Yes, you could have gone to the Solyndra factory and you would have seen jobs.  What you could not have seen were the productive jobs that were never created.  Real venture capitalists make decisions based not on politics and photo opportunities, but on complex economic estimations of risk and reward.  They don’t simply throw piles of other people’s money at a factory and expect magic to happen.  The uncreated jobs you can’t see might still be around.  Instead, we have more government debt which will lead to more inflation and more taxes.   These, in addition to an already hostile regulatory environment, only add to the burden and risk of job creation in the private economy.

It has been said that when all you have is a hammer, everything is a nail.  Our government is full of people who sincerely believe big government and more spending is the answer to every problem.  They automatically look to government for every solution.  Government is their hammer, and all they know to do is to keep hammering.  When government “solutions” still don’t solve the problems, they are unfazed.  They keep calling for more government, more laws, and more programs.  Americans are tired of being treated like nails.

Pardon the obvious play on words, but Paul hits the nail on the head. A September 2011 Gallup poll shows that Americans now believe that the federal government wastes 51 cents out of every dollar it spends! That’s a record high since Gallup began polling for this question in 1979. But despite a dubious public, Keynesians within the administration continue to play with their flawed models that equate public spending with its private counterpart.

On top of all this, the president proposes tax increases on America’s job creators in order to finance his spending binge. Wait…I thought this was a “job creation” plan? Even Keynes didn’t believe in that tax-and-spend logic. Don’t let the big white house and the bodyguards fool you, Barack Obama has officially left the oval office until November 2012. President Obama is now candidate Obama.
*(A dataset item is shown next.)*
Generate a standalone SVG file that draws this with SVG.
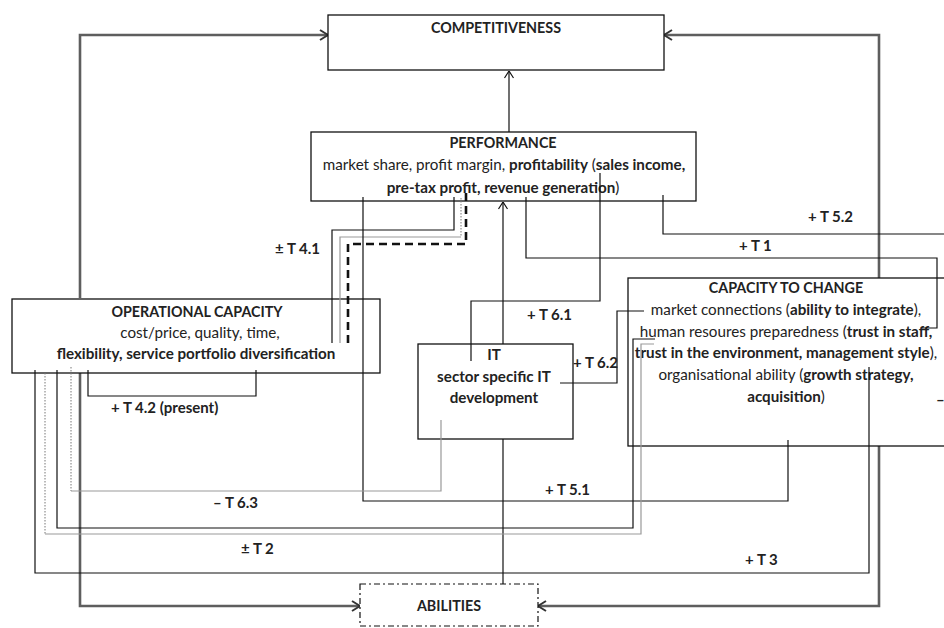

David Brooks, a rather centrist New York Times columnist, calls the president’s plan, “a campaign marker, not a jobs bill.” Why? Because it espouses the oft-raised falsity that the rich do not pay their “fair share” in taxes. In fact, the tax code is so progressive that the top 1 percent of income earners paid more in federal income tax than the bottom 95 percent in 2007, according to the Tax Foundation.

In calling for higher taxes on businesses and wealthy Americans on Monday, the president struck a strong populist tone to reconnect with his base. It’s no surprise that liberal Democrats in his base have become increasingly disappointed with his growing centrism since the 2010 election. Specifically, the president’s approval rating among Democrats fell 11 percent from 81 percent to 70 percent from June to August 2011, according to an August CNN/ORC poll. Therefore, it’s also not very surprising that he would use one of the most powerful and easy-to-use tools to energize them: class warfare.

Expect more demands for government profligacy and more demonization of industrious Americans for the next fourteen months — the executive branch will be on a partisan bent until the next election.

But there may yet be hope in unseating the “anointed one.” In defending his “tax the rich!” rhetoric, Obama claimed, “This is not class warfare. It’s math.” The remnants from the “birthers” movement may find new momentum in seeking proof of his high school diploma!